Thank you for always being there and happy when the great-grandchildren visited.
Thank you for asking me to sing to you.
Thank you for my life.
Your Yael.
Saba - Grandfather
During the past year we helped each other prepare for the moment we would have to part. I asked candid questions, you gave me clear answers. You left no aspect unclear, and like the wonderful tailor you were, you designed your death with style. During the past year you asked us again and again not to cry over you, you had lived a full and good life, and I told you that, sadly, requests like these cannot be fulfilled, because it’s not you we’re crying for, but for ourselves, because we are the ones in pain, and you are - no longer. You left us on T’u B’Shvat (15th Shvat – New Year for Trees), and today we are planting your physical body in the earth.

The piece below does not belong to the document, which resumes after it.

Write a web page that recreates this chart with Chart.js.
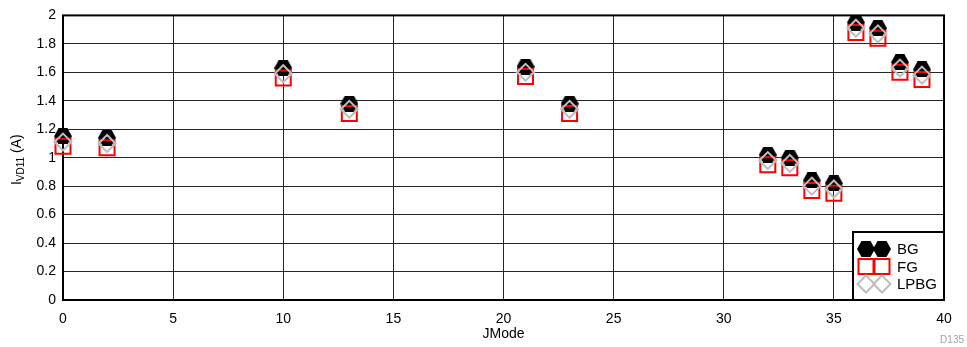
<!DOCTYPE html>
<html>
<head>
<meta charset="utf-8">
<script src="https://cdn.jsdelivr.net/npm/chart.js@4"></script>
<style>
  body { margin: 0; background: #fff; }
  #wrap { width: 967px; height: 347px; position: relative; }
</style>
</head>
<body>
<div id="wrap"><canvas id="myChart"></canvas></div>
<script>
// data
var jmode = [0, 2, 10, 13, 21, 23, 32, 33, 34, 35, 36, 37, 38, 39];
var bg    = [1.15, 1.14, 1.63, 1.38, 1.64, 1.38, 1.02, 1.00, 0.84, 0.82, 1.95, 1.91, 1.67, 1.62];
var fg    = [1.08, 1.07, 1.56, 1.31, 1.57, 1.31, 0.95, 0.93, 0.77, 0.75, 1.88, 1.84, 1.60, 1.55];
var lpbg  = [1.11, 1.10, 1.59, 1.34, 1.60, 1.34, 0.98, 0.96, 0.80, 0.78, 1.91, 1.87, 1.63, 1.58];
var seriesNames = ['BG', 'FG', 'LPBG'];

var FONT = '"Liberation Sans", Arial, sans-serif';

function pts(xs, ys) {
  return xs.map(function (x, i) { return { x: x, y: ys[i] }; });
}

// black hexagon marker (no built-in style for it)
function hexImage(w, h) {
  var c = document.createElement('canvas');
  c.width = w; c.height = h;
  var g = c.getContext('2d');
  g.fillStyle = '#000';
  g.beginPath();
  g.moveTo(w * 0.25, 0);
  g.lineTo(w * 0.75, 0);
  g.lineTo(w, h / 2);
  g.lineTo(w * 0.75, h);
  g.lineTo(w * 0.25, h);
  g.lineTo(0, h / 2);
  g.closePath();
  g.fill();
  return c;
}
var hex = hexImage(18, 16);

// frame, y title, legend box and the D135 tag
var extras = {
  id: 'extras',
  beforeDatasetsDraw: function (chart) {
    var a = chart.chartArea, ctx = chart.ctx;
    ctx.save();
    ctx.strokeStyle = '#000';
    ctx.lineWidth = 2;
    ctx.strokeRect(a.left, a.top, a.right - a.left, a.bottom - a.top);
    ctx.restore();
  },
  afterDraw: function (chart) {
    var a = chart.chartArea, ctx = chart.ctx;
    ctx.save();

    // y axis title: I with subscript VD11
    var cy = (a.top + a.bottom) / 2 + 2;
    ctx.translate(21, cy);
    ctx.rotate(-Math.PI / 2);
    ctx.fillStyle = '#000';
    ctx.textBaseline = 'alphabetic';
    var big = '14px ' + FONT, small = '10px ' + FONT;
    ctx.font = big; var w1 = ctx.measureText('I').width;
    ctx.font = small; var w2 = ctx.measureText('VD11').width;
    ctx.font = big; var w3 = ctx.measureText(' (A)').width;
    var x = -(w1 + w2 + w3) / 2;
    ctx.font = big; ctx.fillText('I', x, 0); x += w1;
    ctx.font = small; ctx.fillText('VD11', x, 3); x += w2;
    ctx.font = big; ctx.fillText(' (A)', x, 0);
    ctx.restore();

    // legend box
    ctx.save();
    var bx = 853, by = 232;
    ctx.fillStyle = '#fff';
    ctx.fillRect(bx, by, a.right - bx, a.bottom - by);
    ctx.strokeStyle = '#000';
    ctx.lineWidth = 2;
    ctx.strokeRect(bx, by, a.right - bx, a.bottom - by);
    chart.data.datasets.forEach(function (ds, i) {
      var ry = 249 + i * 17.5;
      var opts = {
        pointStyle: ds.pointStyle,
        radius: ds.pointRadius,
        rotation: 0,
        borderWidth: ds.pointBorderWidth
      };
      ctx.strokeStyle = ds.pointBorderColor;
      ctx.fillStyle = ds.pointBackgroundColor;
      ctx.lineWidth = ds.pointBorderWidth;
      [866, 882].forEach(function (mx) {
        Chart.helpers.drawPoint(ctx, opts, mx, ry);
      });
      ctx.fillStyle = '#000';
      ctx.font = '15px ' + FONT;
      ctx.textBaseline = 'middle';
      ctx.textAlign = 'left';
      ctx.fillText(ds.label, 897, ry + 1);
    });
    ctx.restore();

    // figure tag
    ctx.save();
    ctx.fillStyle = '#a0a0a0';
    ctx.font = '10px ' + FONT;
    ctx.textAlign = 'right';
    ctx.textBaseline = 'middle';
    ctx.fillText('D135', 964, 340);
    ctx.restore();
  }
};

var ctx = document.getElementById('myChart').getContext('2d');
var myChart = new Chart(ctx, {
  type: 'scatter',
  data: {
    datasets: [{
      label: seriesNames[0],
      data: pts(jmode, bg),
      pointStyle: hex,
      pointRadius: 9,
      pointBorderWidth: 0,
      pointBorderColor: '#000',
      pointBackgroundColor: '#000',
      order: 3,
      clip: false
    }, {
      label: seriesNames[1],
      data: pts(jmode, fg),
      pointStyle: 'rect',
      pointRadius: 10.6,
      pointBorderWidth: 2,
      pointBorderColor: '#ff0000',
      pointBackgroundColor: 'rgba(0,0,0,0)',
      order: 2,
      clip: false
    }, {
      label: seriesNames[2],
      data: pts(jmode, lpbg),
      pointStyle: 'rectRot',
      pointRadius: 8.5,
      pointBorderWidth: 2,
      pointBorderColor: '#bdbdbd',
      pointBackgroundColor: 'rgba(0,0,0,0)',
      order: 1,
      clip: false
    }]
  },
  options: {
    responsive: true,
    maintainAspectRatio: false,
    animation: false,
    layout: { padding: { top: 14, right: 23, left: 0, bottom: 0 } },
    plugins: {
      legend: { display: false },
      tooltip: { enabled: false }
    },
    scales: {
      x: {
        type: 'linear',
        min: 0,
        max: 40,
        ticks: { stepSize: 5, color: '#000', padding: 11, font: { family: FONT, size: 14 } },
        grid: { color: '#262626', lineWidth: 1, drawTicks: false },
        border: { display: false },
        title: { display: true, text: 'JMode', color: '#000', font: { family: FONT, size: 14 }, padding: { top: 0, bottom: 4 } },
        afterFit: function (s) { s.height = 47; }
      },
      y: {
        min: 0,
        max: 2,
        ticks: {
          stepSize: 0.2, color: '#000', padding: 7, font: { family: FONT, size: 14 },
          callback: function (v) { return String(+v.toFixed(1)); }
        },
        grid: { color: '#262626', lineWidth: 1, drawTicks: false },
        border: { display: false },
        afterFit: function (s) { s.width = 63; }
      }
    }
  },
  plugins: [extras]
});
</script>
</body>
</html>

I have no words to describe how grateful I am for the way in which you chose to live and to leave… just like you the way you walked with your Rolls-Royce walker… slowly but surely, step by step but always in a forward direction. That’s how you went, slowly but surely, towards the Gates of Eden. In your final days you were surrounded by a great halo of light that shone over us and enabled us to tell things, to sing and to pour out our love upon you. You were surrounded by family, children, grandchildren and great-grandchildren… you had room for all of them.
What an amazing person you were, Saba. A mere two days before you departed from your body you gathered strength and asked to sit up in order to receive guests. And when my Adi arrived, you even smiled at her, and you laughed, it was so important for you to amuse people and make them happy. When you were hovering between two worlds, I told you again that I love you, my Saba, and you replied at once, “I know!” to make it absolutely clear. When I asked straight after that how you felt, you answered “I don’t know”… Your unassuming nature enabled you to admit that you didn’t know everything, but you always knew what was really important.
Now you must be eating blini and meatballs in Grandma-Savta’s kitchen, and you’re together again Zee and Gree. You should dance and sing Tanz Tanz! Send regards to everyone, be happy and be in touch, in dreams, in songs and in the newborns.
Thank you for teaching me what is important in life. Thank you for giving me the chance to cut your hair, to shave you, to pluck your eyebrows, your ears and even cut your nails. It was important for you to look well cared-for, to be dressed and tidy, and that’s how you left.
Thank you for teaching me how to prepare cabbage with cranberries, and about adding dill to soup. Thank you for the honey cookies you gave to the great-grandchildren and the kindergartens. Thank you for teaching me how to sew, with a thimble. Thank you for teaching me to do “like this” with a finger and when someone hits you on the back of your neck, you poke out your tongue, and to put it back in you have to pull on your ear.
Thank you for teaching me how to listen, and to talk less (well, you tried…)
Thank you for teaching me to choose what is good, and to be a person who is enlightened, generous and receptive.
Thank you for always accepting me for what I am, without judgment. For making me happy at my wedding, and for blessing us. Thank you for the gift that you were for me in this lifetime. Thank you for the lessons in knowing what is important in life, that I should be happy, loving and satisfied with my lot.
I choose to take you with me all my lifelong, and I will start calling myself Amichai Moshe Scharfstein from now on.
Shalom to you and to all of us. To life – Saba.